Quando a especulação imobiliária passou a varrer do mapa as construções modernistas de Recife, Jonathas de Andrade enxergou nas frestas da destruição uma chave de leitura do tempo.
"Hoje e ontem se colavam, achatando esses tempos históricos", resume o artista alagoano radicado em Pernambuco. "Estou tentando tatear a história que me precede."
Nascido em 1982, quando o modernismo já estava dado como fracassado e o país vivia os anos derradeiros da ditadura, Andrade faz de seu trabalho uma interpretação de um tempo que não viveu.
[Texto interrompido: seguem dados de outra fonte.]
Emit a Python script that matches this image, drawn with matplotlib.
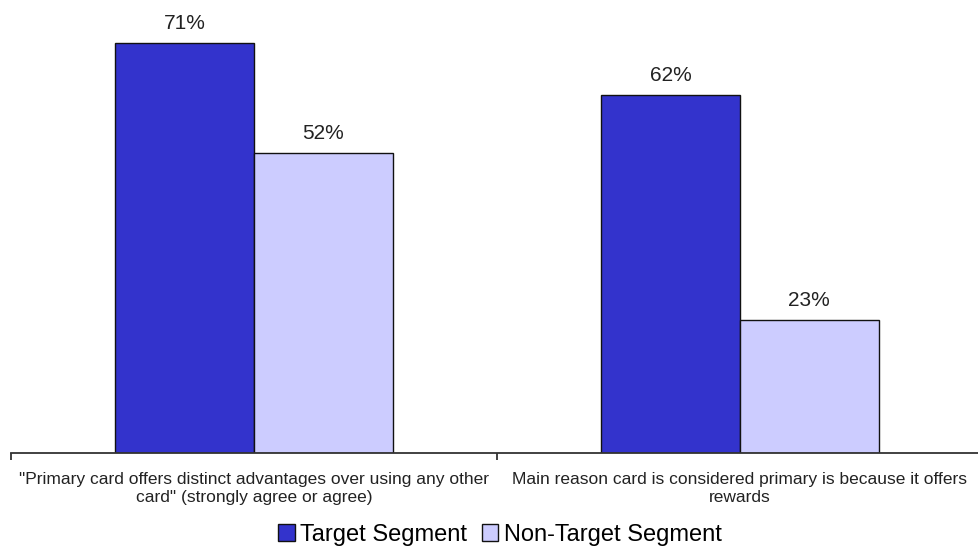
import matplotlib
matplotlib.use("Agg")
import matplotlib.pyplot as plt
import numpy as np

categories = ["\"Primary card offers distinct advantages over using any other\ncard\" (strongly agree or agree)",
              "Main reason card is considered primary is because it offers\nrewards"]
series_names = ["Target Segment", "Non-Target Segment"]
target = [71, 62]
non_target = [52, 23]
colors = ["#3333CC", "#CCCCFF"]

plt.rcParams['font.family'] = ['Liberation Sans', 'DejaVu Sans']

fig = plt.figure(figsize=(9.79, 5.5), dpi=100)
ax = fig.add_axes([11/979, 97/550, 972/979, 453/550])

x = np.arange(len(categories))
w = 0.285
b1 = ax.bar(x - w/2, target, w, color=colors[0], edgecolor="#111111", linewidth=1.0, label=series_names[0])
b2 = ax.bar(x + w/2, non_target, w, color=colors[1], edgecolor="#111111", linewidth=1.0, label=series_names[1])

for bars, vals in ((b1, target), (b2, non_target)):
    for r, v in zip(bars, vals):
        ax.annotate(f"{v}%", (r.get_x() + r.get_width()/2, v), xytext=(0, 7), textcoords="offset points",
                    ha="center", va="bottom", fontsize=15, color="#222222")

ax.set_xlim(-0.5, 1.5)
ax.set_ylim(0, 78.4)
for s in ["top", "left", "right"]:
    ax.spines[s].set_visible(False)
ax.spines["bottom"].set_color("#333333")
ax.spines["bottom"].set_linewidth(1.3)
ax.set_yticks([])
ax.set_xticks(x)
ax.set_xticklabels(categories, fontsize=12.5, color="#222222", linespacing=1.2)
ax.tick_params(axis="x", which="major", length=0, pad=14)
ax.set_xticks([-0.5, 0.5, 1.5], minor=True)
ax.tick_params(axis="x", which="minor", length=5, width=1.3, color="#333333")

leg = fig.legend(handles=[b1, b2], loc="center", bbox_to_anchor=(500/979, 1 - 535/550), ncol=2,
                 frameon=False, fontsize=17, handlelength=0.7, handleheight=0.7, handletextpad=0.25,
                 columnspacing=0.6, borderaxespad=0)

fig.savefig("out.png", dpi=100)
Essa análise da falha de projetos grandiosos, à sombra da presença humana, passional e afetiva, é o mote central da obra desse artista.
É um discurso sedutor num momento em que a arte começa a rever o legado dos anos de chumbo. Não como protesto, mas como análise das falências estéticas de uma era, a dissecação do que sobrou de tudo aquilo que poderia ter sido e que não foi.
Depois de duas mostras em Recife, Andrade já estava escalado para a Bienal do Mercosul do ano passado. Agora, expõe na galeria Vermelho e em setembro estará na Bienal de São Paulo.
Em todas elas, ele mostra, no fundo, uma denúncia da volatilidade da memória. Alia um tempo concreto a uma temporalidade abstrata, lastreada em pulsões humanas, como se injetasse carnalidade nos traços e contornos mais estéreis da arquitetura.
"Ressaca Tropical", instalação agora na Vermelho, intercala imagens de ruínas modernas em Recife e trechos de um diário encontrado no lixo. Idas ao cinema, bebedeiras e um tanto de sexo sublinham construções vazias, elefantes brancos.
"É uma espécie de baú que eu abro", resume. "Foi um jeito pessoal de resolver o que tendia para a nostalgia."

NOSTALGIA MADURA
Em seu primeiro trabalho, Andrade chegou a mofar fotografias digitais, com pão e batata, para descolorir e manchar os "saltos tecnológicos que tiram a expressividade de uma época". Também gravou a obra "4.000 Disparos" em filme super-8.
Mas seu olhar passa ao largo de qualquer tipo de fetiche por essa era perdida.
Não exalta o passado num vazio vintage, tenta, pelo contrário, emprestar desse passado só as marcas de expressão. "Não é como se quisesse só um sabor do perigo daquela época", diz Andrade. "É um amadurecimento dessa visão nostálgica."
Nessa rota madura, sua obra para a Bienal de São Paulo vai atualizar cartazes para a alfabetização de adultos inventados nos anos 60.
Eram desenhos que ensinavam palavras a partir de imagens. Disso, Andrade pretende extrair uma dimensão política e crítica em relação à época e consciente de seus recursos estéticos.
"É uma forma de dimensionar a vida dessas pessoas, como o que mostra a palavra "barriga" e um menino chorando", conta. "Começa a haver um atrito entre o que está dito e a ideia de realidade."